The Student Room Group

How lenient are conditional offers?

I've got all 5 offers from Coventry (BBB), Southampton Solent (280 UCAS) Hertfordshire (280 UCAS), Liverpool John Moores (260 UCAS) and Bedfordshire (220 UCAS) for English BA. I am not a fan of Bedfordshire and LJM is my second least favourite course but I still like it. Each Uni is amazing in their own way so I don't know what to apply for also the grades required are very similar so I can't really use that to decide. I was wondering how lenient each uni are if you do not get the required grades or would it be worth calling them or would this seem like I'm begging? My favourite course is at Hertfordshire, but the best career advice is at Coventry (I don't know what I want to do after uni), my favourite teacher was at Solent but I loved the city of Liverpool and the students seemed very satisfied and passionate about the school. So I am very stuck and any advise on how I should decide would be very much appreciated.
Original post by EXTREMEsitting
I've got all 5 offers from Coventry (BBB), Southampton Solent (280 UCAS) Hertfordshire (280 UCAS), Liverpool John Moores (260 UCAS) and Bedfordshire (220 UCAS) for English BA. I am not a fan of Bedfordshire and LJM is my second least favourite course but I still like it. Each Uni is amazing in their own way so I don't know what to apply for also the grades required are very similar so I can't really use that to decide. I was wondering how lenient each uni are if you do not get the required grades or would it be worth calling them or would this seem like I'm begging? My favourite course is at Hertfordshire, but the best career advice is at Coventry (I don't know what I want to do after uni), my favourite teacher was at Solent but I loved the city of Liverpool and the students seemed very satisfied and passionate about the school. So I am very stuck and any advise on how I should decide would be very much appreciated.

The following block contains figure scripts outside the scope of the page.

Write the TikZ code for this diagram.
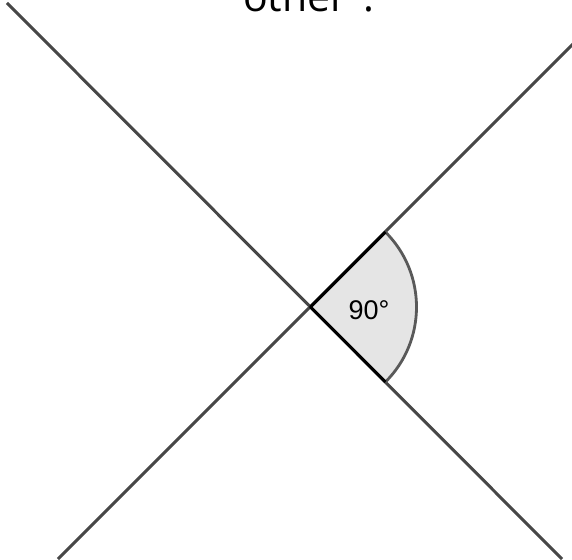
\documentclass[tikz,border=0pt]{standalone}
\usepackage{fontspec}
\setmainfont{Liberation Sans}
\newfontfamily\titlefont{Open Sans}
\begin{document}
\begin{tikzpicture}[x=1pt,y=-1pt,
  lineshape/.style={draw=black!72, line width=3pt},
  arcshape/.style={draw=black!65, line width=2.8pt}]
\useasboundingbox (0,0) rectangle (572,559);
\coordinate (O) at (310.5,307);
\coordinate (A1) at (7,3);
\coordinate (A2) at (562,559);
\coordinate (B1) at (58,559);
\coordinate (B2) at (574,43);
\draw[lineshape] (A1) -- (A2);
\draw[lineshape] (B1) -- (B2);
\fill[black!10] (O) -- ++(-45:106) arc[start angle=-45, end angle=45, radius=106] -- cycle;
\draw[arcshape] (O) ++(-45:106) arc[start angle=-45, end angle=45, radius=106];
\draw[draw=black, line width=3pt, line join=round] (O) ++(-45:106) -- (O) -- ++(45:106);
\node[font=\fontsize{27}{30}\selectfont, inner sep=0pt] (lbl) at (369,310) {90°};
\node[font=\titlefont\fontsize{41}{48}\selectfont, anchor=base west, inner sep=0pt] (title) at (243,12) {other”.};
\end{tikzpicture}
\end{document}
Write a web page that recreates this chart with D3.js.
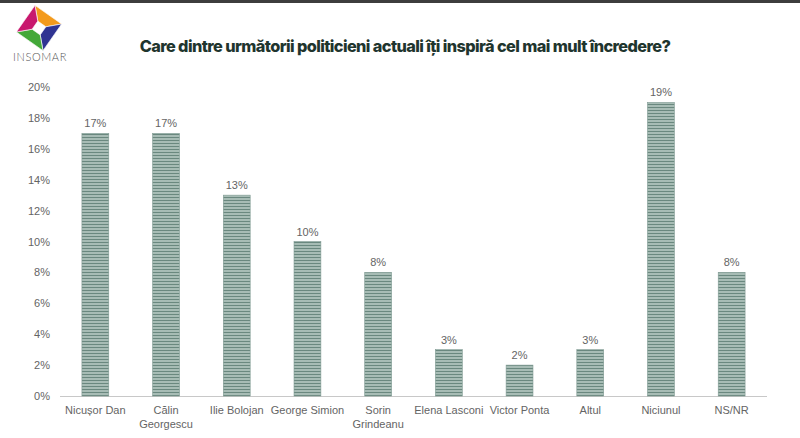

I would go with the course you like the most, as everything around you is more under your control to some extent (or not fixed, if you know what I mean). Your favourite teacher might not teach you for many/any modules, or they might leave, and you can seek out career advice outside of the university, but the course is the one thing that the university provides you with (and obviously that's what you're paying for).